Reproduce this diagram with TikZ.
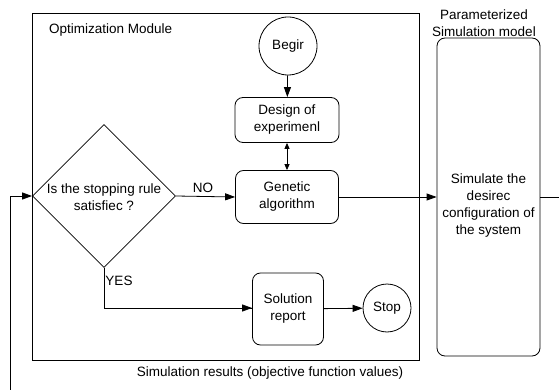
\documentclass[tikz,border=0pt]{standalone}
\usepackage{fontspec}
\setmainfont{Liberation Sans}
\usetikzlibrary{arrows.meta,shapes.geometric}
\begin{document}
\begin{tikzpicture}[x=1pt,y=-1pt,
  every node/.style={font=\fontsize{13.5}{17}\selectfont, align=center},
  line/.style={draw=black, line width=0.8pt},
  arr/.style={line, -{Triangle[length=10pt,width=7pt]}},
  darr/.style={line, {Triangle[length=6pt,width=5pt]}-{Triangle[length=6pt,width=5pt]}},
  rbox/.style={draw, line width=0.8pt, rounded corners=8pt, inner sep=0pt},
  circ/.style={draw, line width=0.8pt, circle, inner sep=0pt},
  decision/.style={draw, line width=0.8pt, diamond, inner sep=0pt, minimum width=143pt, minimum height=143pt},
  plain/.style={inner sep=0pt}
]
\useasboundingbox (0,0) rectangle (559,390);
\fill[white] (0,0) rectangle (559,390);

% optimization module frame
\node[draw, line width=0.8pt, minimum width=387pt, minimum height=347pt, inner sep=0pt] (opt) at (225.5,186.5) {};
\node[plain, anchor=west] (optT) at (49,30) {Optimization Module};

\node[circ, minimum size=58pt] (begin) at (288,46) {Begir};
\node[rbox, minimum width=104pt, minimum height=45pt] (doe) at (287,120) {Design of\\experimenl};
\node[rbox, minimum width=103pt, minimum height=53pt] (ga) at (287,197) {Genetic\\algorithm};
\node[decision] (dec) at (104,196) {};
\node[plain] (decT) at (104,197) {Is the stopping rule\\satisfiec ?};
\node[rbox, minimum width=71pt, minimum height=72pt] (sol) at (288,309) {Solution\\report};
\node[circ, minimum size=48pt] (stop) at (387,308) {Stop};

% simulation model
\node[plain] (simT) at (484,23) {Parameterized\\Simulation model};
\node[rbox, minimum width=103pt, minimum height=318pt] (sim) at (488.5,197) {};
\node[plain] (simX) at (488.5,206) {Simulate the\\desirec\\configuration of\\the system};

\node[plain] (res) at (270,373) {Simulation results (objective function values)};

\node[plain] (no) at (203,188) {NO};
\node[plain] (yes) at (119,281) {YES};

\coordinate (fbR) at (559,197);
\coordinate (fbB) at (10,390);
\coordinate (fbM) at (10,196);
\coordinate (yesC) at (104,308);

\draw[arr] (begin) -- (doe);
\draw[darr] (doe) -- (ga);
\draw[arr] (dec.east) -- (ga.west);
\draw[arr] (ga.east) -- (ga.east -| sim.west);
\draw[line] (sim.east |- fbR) -- (fbR);
\draw[line] (dec.south) -- (yesC) -- (yesC -| sol.west);
\draw[arr] (yesC) -- (yesC -| sol.west);
\draw[arr] (sol) -- (stop);
\draw[line] (fbB) -- (fbM);
\draw[arr] (fbM) -- (dec.west);
\end{tikzpicture}
\end{document}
:::::
* STATED TASK: All of the data needs repeating exactly, but the pictures do not.

* FULL OUTPUT:
Reproduce this diagram with TikZ.
\documentclass[tikz,border=0pt]{standalone}
\usepackage{fontspec}
\setmainfont{Liberation Sans}
\usetikzlibrary{arrows.meta,shapes.geometric}
\begin{document}
\begin{tikzpicture}[x=1pt,y=-1pt,
  every node/.style={font=\fontsize{13.5}{17}\selectfont, align=center},
  line/.style={draw=black, line width=0.8pt},
  arr/.style={line, -{Triangle[length=10pt,width=7pt]}},
  darr/.style={line, {Triangle[length=6pt,width=5pt]}-{Triangle[length=6pt,width=5pt]}},
  rbox/.style={draw, line width=0.8pt, rounded corners=8pt, inner sep=0pt},
  circ/.style={draw, line width=0.8pt, circle, inner sep=0pt},
  decision/.style={draw, line width=0.8pt, diamond, inner sep=0pt, minimum width=143pt, minimum height=143pt},
  plain/.style={inner sep=0pt}
]
\useasboundingbox (0,0) rectangle (559,390);
\fill[white] (0,0) rectangle (559,390);

% optimization module frame
\node[draw, line width=0.8pt, minimum width=387pt, minimum height=347pt, inner sep=0pt] (opt) at (225.5,186.5) {};
\node[plain, anchor=west] (optT) at (49,30) {Optimization Module};

\node[circ, minimum size=58pt] (begin) at (288,46) {Begir};
\node[rbox, minimum width=104pt, minimum height=45pt] (doe) at (287,120) {Design of\\experimenl};
\node[rbox, minimum width=103pt, minimum height=53pt] (ga) at (287,197) {Genetic\\algorithm};
\node[decision] (dec) at (104,196) {};
\node[plain] (decT) at (104,197) {Is the stopping rule\\satisfiec ?};
\node[rbox, minimum width=71pt, minimum height=72pt] (sol) at (288,309) {Solution\\report};
\node[circ, minimum size=48pt] (stop) at (387,308) {Stop};

% simulation model
\node[plain] (simT) at (484,23) {Parameterized\\Simulation model};
\node[rbox, minimum width=103pt, minimum height=318pt] (sim) at (488.5,197) {};
\node[plain] (simX) at (488.5,206) {Simulate the\\desirec\\configuration of\\the system};

\node[plain] (res) at (270,373) {Simulation results (objective function values)};

\node[plain] (no) at (203,188) {NO};
\node[plain] (yes) at (119,281) {YES};

\coordinate (fbR) at (559,197);
\coordinate (fbB) at (10,390);
\coordinate (fbM) at (10,196);
\coordinate (yesC) at (104,308);

\draw[arr] (begin) -- (doe);
\draw[darr] (doe) -- (ga);
\draw[arr] (dec.east) -- (ga.west);
\draw[arr] (ga.east) -- (ga.east -| sim.west);
\draw[line] (sim.east |- fbR) -- (fbR);
\draw[line] (dec.south) -- (yesC) -- (yesC -| sol.west);
\draw[arr] (yesC) -- (yesC -| sol.west);
\draw[arr] (sol) -- (stop);
\draw[line] (fbB) -- (fbM);
\draw[arr] (fbM) -- (dec.west);
\end{tikzpicture}
\end{document}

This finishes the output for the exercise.